The long game on metered pricing and Net Neutrality

Last week, Time-Warner announced that it is experimenting with metered Internet pricing in a couple of markets. The same week, HBO (owned by TW) announced that it will be offering a number of its shows free over the Internet to existing HBO cable subscribers.

Ars Technica notices what seems to be a bit of a contradiction: on one side, TW are sending lots of new data down the pipe in the form of HBO shows, while on the other side they are making it more expensive for such high-bandwidth applications.

But most commentators miss the long game. Here’s what I predict.

Time-Warner will meter but will not count the HBO bits against the consumers’ data plans.

Soon Apple, Netflix, ESPN, YouTube and others will realize that metering makes their shows expensive to consumers. Solution? Pay TW to carry their content without charging against the consumers’ bandwidth limit, as with HBO above.

Ditto when (if) Verizon, Comcast and AT&T start metering. In this scenario, ISPs get paid by the consumer and the producer.

Which seems, on its face, like a nightmare for advocates of net neutrality, right? Big content providers paying the middleman ISP to deliver their bits.

And yet there is no prioritization of anyone’s data in this scheme. No content is being blocked. All bits are delivered like other bits. The only distinction is whether that delivery is paid by the producer or the consumer.

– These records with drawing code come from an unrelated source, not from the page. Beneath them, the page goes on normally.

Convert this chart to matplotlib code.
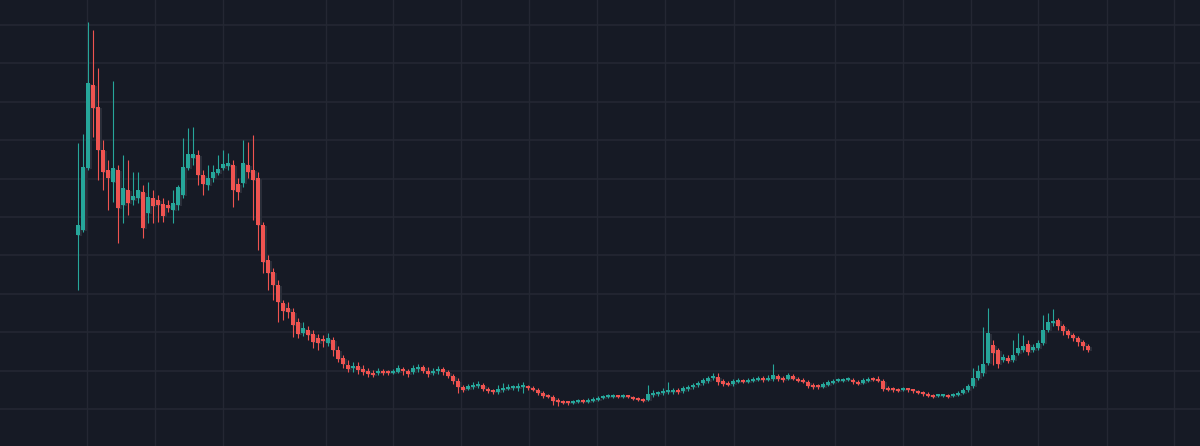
import numpy as np
import matplotlib.pyplot as plt

# candle data (price units, one candle per period)
opens = [211, 216, 278, 361, 339, 296, 276, 264, 276, 241, 256, 246, 248, 254, 233, 248, 246, 242, 241, 236,
         241, 251, 278, 288, 291, 271, 261, 268, 273, 278, 280, 281, 262, 263, 281, 276, 268, 221, 186, 174,
         161, 143, 138, 134, 124, 113, 116, 112, 108, 107, 103, 106, 96, 88, 81, 78, 80, 77, 75, 73,
         73, 75, 74, 73, 74, 77, 75, 74, 77, 79, 75, 73, 75, 77, 74, 70, 65, 59, 57, 59,
         60, 61, 57, 55, 54, 56, 57, 58, 58, 59, 60, 58, 56, 53, 51, 49, 46, 44, 44, 43,
         44, 45, 44, 45, 46, 48, 49, 49, 50, 49, 50, 49, 47, 46, 46, 51, 52, 53, 54, 54,
         56, 55, 57, 59, 61, 63, 65, 68, 69, 65, 63, 62, 64, 65, 64, 65, 66, 68, 66, 67,
         70, 68, 67, 70, 67, 66, 64, 61, 60, 59, 61, 63, 65, 65, 66, 66, 64, 63, 65, 67,
         67, 65, 58, 57, 57, 56, 57, 56, 55, 54, 52, 50, 50, 50, 51, 50, 51, 53, 56, 60,
         68, 73, 83, 101, 96, 86, 88, 86, 93, 96, 102, 96, 98, 103, 116, 123, 126, 120, 115, 111,
         108, 104, 100]
highs = [303, 312, 424, 416, 378, 306, 286, 365, 281, 291, 286, 274, 274, 261, 264, 256, 251, 248, 246, 256,
         261, 308, 318, 319, 296, 276, 281, 281, 291, 296, 293, 286, 268, 306, 304, 311, 274, 224, 191, 178,
         166, 146, 144, 138, 128, 124, 120, 116, 112, 111, 113, 109, 100, 91, 86, 84, 84, 81, 78, 76,
         78, 77, 76, 77, 81, 79, 77, 81, 82, 81, 79, 78, 80, 79, 76, 72, 68, 61, 62, 64,
         65, 63, 59, 57, 61, 63, 62, 61, 63, 64, 61, 60, 58, 55, 52, 51, 48, 46, 45, 46,
         47, 47, 48, 49, 50, 51, 52, 52, 51, 52, 51, 50, 49, 48, 61, 56, 55, 58, 64, 58,
         58, 60, 61, 63, 65, 68, 70, 73, 73, 67, 65, 67, 68, 67, 68, 69, 70, 70, 71, 82,
         72, 70, 73, 72, 69, 68, 66, 63, 62, 64, 66, 67, 68, 68, 69, 68, 66, 68, 69, 69,
         70, 67, 60, 59, 58, 59, 58, 57, 56, 55, 54, 52, 52, 52, 52, 53, 55, 58, 62, 78,
         81, 119, 138, 106, 98, 92, 91, 106, 113, 111, 106, 102, 106, 131, 133, 137, 128, 122, 117, 113,
         110, 106, 102]
lows = [156, 214, 276, 309, 266, 256, 236, 244, 203, 223, 231, 241, 243, 208, 223, 223, 224, 224, 234, 223,
        236, 248, 276, 281, 261, 251, 256, 264, 271, 276, 276, 239, 246, 259, 268, 226, 196, 173, 156, 146,
        124, 126, 128, 109, 108, 110, 106, 98, 96, 99, 100, 90, 84, 78, 74, 74, 72, 71, 69, 69,
        71, 71, 71, 72, 73, 71, 69, 72, 74, 73, 69, 71, 72, 71, 68, 62, 53, 54, 56, 57,
        58, 55, 53, 52, 52, 54, 56, 56, 55, 53, 56, 55, 51, 48, 48, 41, 40, 42, 41, 42,
        43, 43, 43, 44, 45, 47, 48, 48, 48, 48, 48, 46, 45, 44, 45, 49, 50, 51, 52, 52,
        52, 53, 55, 57, 59, 61, 63, 66, 61, 60, 60, 60, 63, 63, 63, 64, 65, 64, 65, 65,
        65, 64, 66, 66, 64, 63, 58, 57, 57, 58, 60, 62, 64, 64, 65, 62, 61, 62, 64, 65,
        64, 55, 55, 54, 54, 55, 54, 53, 52, 50, 49, 48, 49, 49, 48, 49, 50, 52, 54, 58,
        66, 70, 81, 81, 78, 84, 83, 84, 91, 94, 91, 94, 96, 101, 114, 120, 116, 111, 108, 105,
        100, 96, 94]
closes = [221, 279, 363, 338, 296, 274, 268, 278, 238, 258, 243, 250, 256, 218, 249, 240, 241, 230, 238, 243,
          259, 279, 292, 292, 271, 262, 268, 274, 277, 282, 283, 256, 254, 283, 274, 266, 221, 184, 173, 161,
          144, 135, 134, 121, 112, 118, 111, 104, 103, 105, 108, 96, 87, 82, 77, 80, 76, 74, 72, 71,
          75, 73, 73, 75, 78, 75, 72, 78, 79, 75, 72, 75, 77, 74, 70, 65, 59, 56, 60, 61,
          62, 57, 55, 54, 57, 58, 58, 59, 60, 60, 58, 56, 53, 50, 49, 45, 44, 43, 43, 44,
          45, 44, 46, 47, 48, 49, 50, 50, 49, 50, 49, 47, 46, 45, 52, 53, 53, 55, 56, 56,
          54, 58, 59, 61, 63, 66, 68, 70, 64, 62, 61, 65, 66, 64, 66, 67, 68, 66, 68, 71,
          67, 66, 71, 67, 65, 64, 60, 59, 59, 62, 64, 65, 66, 66, 67, 64, 62, 66, 67, 66,
          65, 57, 56, 56, 55, 58, 56, 55, 53, 52, 50, 49, 51, 51, 49, 52, 53, 56, 60, 68,
          75, 82, 113, 93, 82, 89, 85, 91, 98, 100, 94, 99, 103, 116, 124, 125, 120, 115, 111, 108,
          104, 100, 96]

# date grid positions (in candle index units)
vgrid = [1.8, 15.4, 29, 49.6, 63, 76.6, 90.2, 103.8, 117.4, 131.2, 151.4, 165, 178.6, 192, 205.8, 219.2]

bg = '#161a25'
up = '#26a69a'
down = '#ef5350'
gridc = '#242733'

o = np.array(opens)
h = np.array(highs)
l = np.array(lows)
c = np.array(closes)
x = np.arange(len(o))
col = np.where(c >= o, up, down)

fig = plt.figure(figsize=(12, 4.46), dpi=100)
fig.patch.set_facecolor(bg)
ax = fig.add_axes([0, 0, 1, 1])
ax.set_facecolor(bg)

for gx in vgrid:
    ax.axvline(gx, color=gridc, lw=1, zorder=0)
for gy in np.arange(37, 446, 38.4):
    ax.axhline(gy, color=gridc, lw=1.2, zorder=0)

# shadow behind candles
bot = np.minimum(o, c)
hgt = np.maximum(np.abs(c - o), 2.5)
ax.bar(x + 0.25, hgt, bottom=bot - 1.0, width=0.9, color='#2a2e39', zorder=1)

ax.vlines(x, l, h, colors=col, lw=0.8, zorder=2)
ax.bar(x, hgt, bottom=bot, width=0.85, color=col, zorder=3)

ax.set_xlim(-15.6, 224.4)
ax.set_ylim(0, 446)
ax.set_xticks([])
ax.set_yticks([])
for s in ax.spines.values():
    s.set_visible(False)

fig.savefig('out.png', dpi=100, facecolor=bg)
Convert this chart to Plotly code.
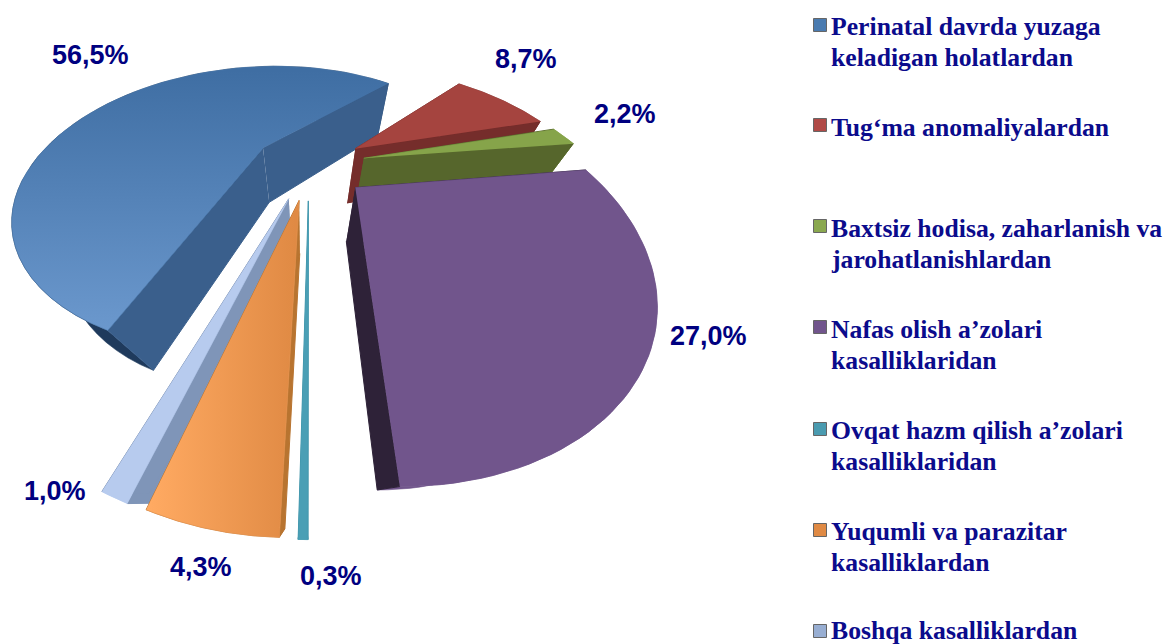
import numpy as np
import plotly.graph_objects as go

categories = ["Perinatal davrda yuzaga<br>keladigan holatlardan", "Tug‘ma anomaliyalardan",
              "Baxtsiz hodisa, zaharlanish va<br>jarohatlanishlardan", "Nafas olish a’zolari<br>kasalliklaridan",
              "Ovqat hazm qilish a’zolari<br>kasalliklaridan", "Yuqumli va parazitar<br>kasalliklardan",
              "Boshqa kasalliklardan"]
values = [56.5, 8.7, 2.2, 27.0, 0.3, 4.3, 1.0]
top_colors = ["#4a7bb0", "#a5443f", "#86a44a", "#71558c", "#4a9fb5", "#ea9650", "#b7cbee"]
wall_colors = ["#3a5f8c", "#752d2b", "#56662c", "#2e2238", "#3f93a8", "#b87430", "#7f95b8"]
rim_colors = ["#1f3a5c", "#752d2b", "#86a44a", "#71558c", "#3f93a8", "#b87430", "#b7cbee"]
swatch_colors = ["#4a7bb0", "#b04a47", "#8aa84f", "#71558c", "#4a9bb0", "#e08a44", "#98aed2"]
label_pos = [(90, 55), (526, 59), (625, 114), (708, 336), (331, 576), (201, 567), (55, 491)]
legend_y = [25, 125, 226, 327, 429, 530, 631]
legend_text_y = [26, 127, 228, 329, 430, 531, 630]

# Tilted-pie projection (screen centre, scales, perspective, rotation, explosion, shear)
CX, CY, SX, SY, PERSP, ROT, EXPLODE, SHEAR = 308.9, 164.3, -230.4, -131.0, -0.4521, 0.3548, 0.2482, 0.8301
VANISH = (303.0, 501.0)
draw_order = [0, 1, 2, 3, 6, 5, 4]

edges = np.cumsum([0] + values) / 100 * 2 * np.pi


def project(X, Y):
    w = 1 + PERSP * Y
    return CX + (SX * X + SHEAR * Y) / w, CY - SY * Y / w


def slice_point(i, t, r=1.0):
    m = ROT + (edges[i] + edges[i + 1]) / 2
    return project(EXPLODE * np.sin(m) + r * np.sin(t), EXPLODE * np.cos(m) + r * np.cos(t))


def lower(x, y):
    f = np.minimum(0.234, 0.125 + 0.00045 * (np.asarray(y, dtype=float) - 84))
    return x + f * (VANISH[0] - x), y + f * (VANISH[1] - y)


def face(x, y, color, grad=None, width=0.6):
    kw = dict(fillgradient=grad) if grad else dict(fillcolor=color)
    return go.Scatter(x=list(x), y=list(y), mode="lines", fill="toself", line=dict(color=color, width=width),
                      hoverinfo="skip", showlegend=False, **kw)


fig = go.Figure()
for i in draw_order:
    tt = np.linspace(ROT + edges[i], ROT + edges[i + 1], 60)
    rx, ry = slice_point(i, tt)
    ax, ay = slice_point(i, 0.0, 0.0)
    bx, by = lower(rx, ry)
    abx, aby = lower(ax, ay)
    fig.add_trace(face(np.r_[rx, bx[::-1]], np.r_[ry, by[::-1]], rim_colors[i]))
    fig.add_trace(face([ax, rx[0], bx[0], abx], [ay, ry[0], by[0], aby], wall_colors[i], width=1))
    fig.add_trace(face([ax, rx[-1], bx[-1], abx], [ay, ry[-1], by[-1], aby], wall_colors[i], width=1))
    grad = None
    if i == 0:
        grad = dict(type="vertical", colorscale=[[0, "#3f6ea3"], [1, "#6b98cd"]], start=70, stop=330)
    if i == 5:
        grad = dict(type="horizontal", colorscale=[[0, "#ffaa62"], [1, "#e08a44"]], start=150, stop=295)
    fig.add_trace(face(np.r_[ax, rx], np.r_[ay, ry], top_colors[i], grad))

fig.add_trace(go.Scatter(x=[820] * 7, y=legend_y, mode="markers", showlegend=False, hoverinfo="skip",
                         marker=dict(symbol="square", size=13, color=swatch_colors, line=dict(color="#666666", width=1))))

for (x, y), v in zip(label_pos, values):
    fig.add_annotation(x=x, y=y, text="<b>%s%%</b>" % f"{v:.1f}".replace(".", ","), showarrow=False,
                       xanchor="center", yanchor="middle",
                       font=dict(family="Liberation Sans", size=27, color="#000080"))
for c, y in zip(categories, legend_text_y):
    for k, line in enumerate(c.split("<br>")):
        fig.add_annotation(x=829, y=y + 31 * k, text=f"<b>{line}</b>", showarrow=False, xanchor="left", yanchor="middle",
                           font=dict(family="Liberation Serif", size=25.7, color="#0b0b8c"))

fig.update_layout(width=1167, height=644, margin=dict(l=0, r=0, t=0, b=0), paper_bgcolor="white", plot_bgcolor="white",
                  xaxis=dict(range=[0, 1167], visible=False), yaxis=dict(range=[644, 0], visible=False))
fig.write_html("out.html", config=dict(displayModeBar=False), post_script="document.body.style.margin='0';")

Personally, I think this may work out to be a fine model. Consumers pay according to what they consume, leading to more efficient use of network capacity. If a producer wants the consumer’s eyeballs, they pay for them in the form of a bandwidth subsidy.

Now, I don’t know if consumers will buy a metered plan, or what price tiers would be successful. But if the ISPs do their research and segmentation correctly, this could be a game-changer.